My Autism Diagnosis Finally Helped Me Understand My Family
I’ve always known that my grandmother, Frances, and I are alike. We share, to one degree or another, many of the same behaviors and ways of seeing the world that finally drove me toward my own autism diagnosis.
I wouldn’t have survived without my grandmother and her partner. They fed and clothed me, paid the doctor’s bill when I was sick, and gave me the love and acceptance I received nowhere else. I repaid this by leaving home at 18 and almost never coming back. It’s taken me 43 years to understand that I was running away from myself.
In many ways, she’s a window into how my atypical neurology has been expressed among four generations of family members. It’s as though the building blocks of my autism and associated neurological challenges were expressing themselves to a greater or lessor degree in her, her parents and siblings.
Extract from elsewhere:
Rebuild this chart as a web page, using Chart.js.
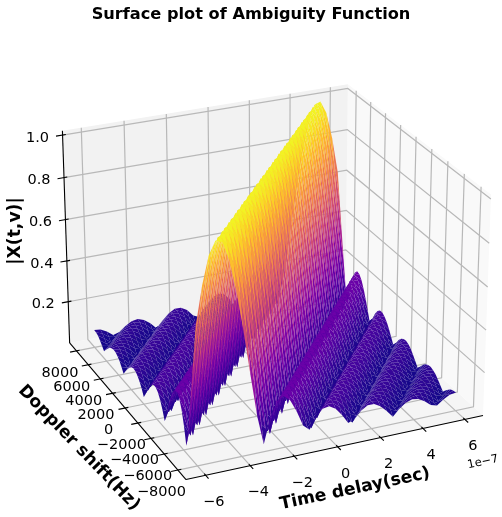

I wrote a story last week about her. It was painful to write… part apology for so seldom returning home after I turned 18, part inquest into the ways in which she, her parents and siblings were so different from others and that they had passed down to me. I posted the piece before going to bed, only to wake up in the night and take it down. It somehow had left me feeling exposed and vulnerable to the same censure I felt as a child for not fitting in or being like other people.
It took another couple of days for me to recognize that the real problem with the story was that it was missing the sense of hopefulness and self-acceptance I’ve found since my own diagnosis. No matter how challenging it is for us and for our families, being neurologically different today is far different and, in most instances, better than it was a century ago.
Frances, grew up to be sharp, no-nonsense and capable of doing complex math calculations in her head, never needing pencil and paper. She knew lots of people by name but had trouble with small talk, kept to herself and never invited anyone into her home. She got up and ate her meals at exactly the same times every day, chain-smoked her way through packs of unfiltered Kools, worked crossword puzzles and watched TV. She became distressed to the point of tears if meals weren’t on time or plans changed at the last moment.
Accepting myself as autistic has been tremendously positive for me. Understanding why and the ways in which I’m different has disrupted a lifelong pattern of fear, anxiety and depression. It also has helped me stop running away from my past. It helped me finally understand what might have been going on with my family.
I often wonder what my grandmother’s life might have been like if there weren’t so many fears about being “different.” I hope her life would be more like mine. Different from most other people’s lives, certainly, but mostly filled with happiness and hope.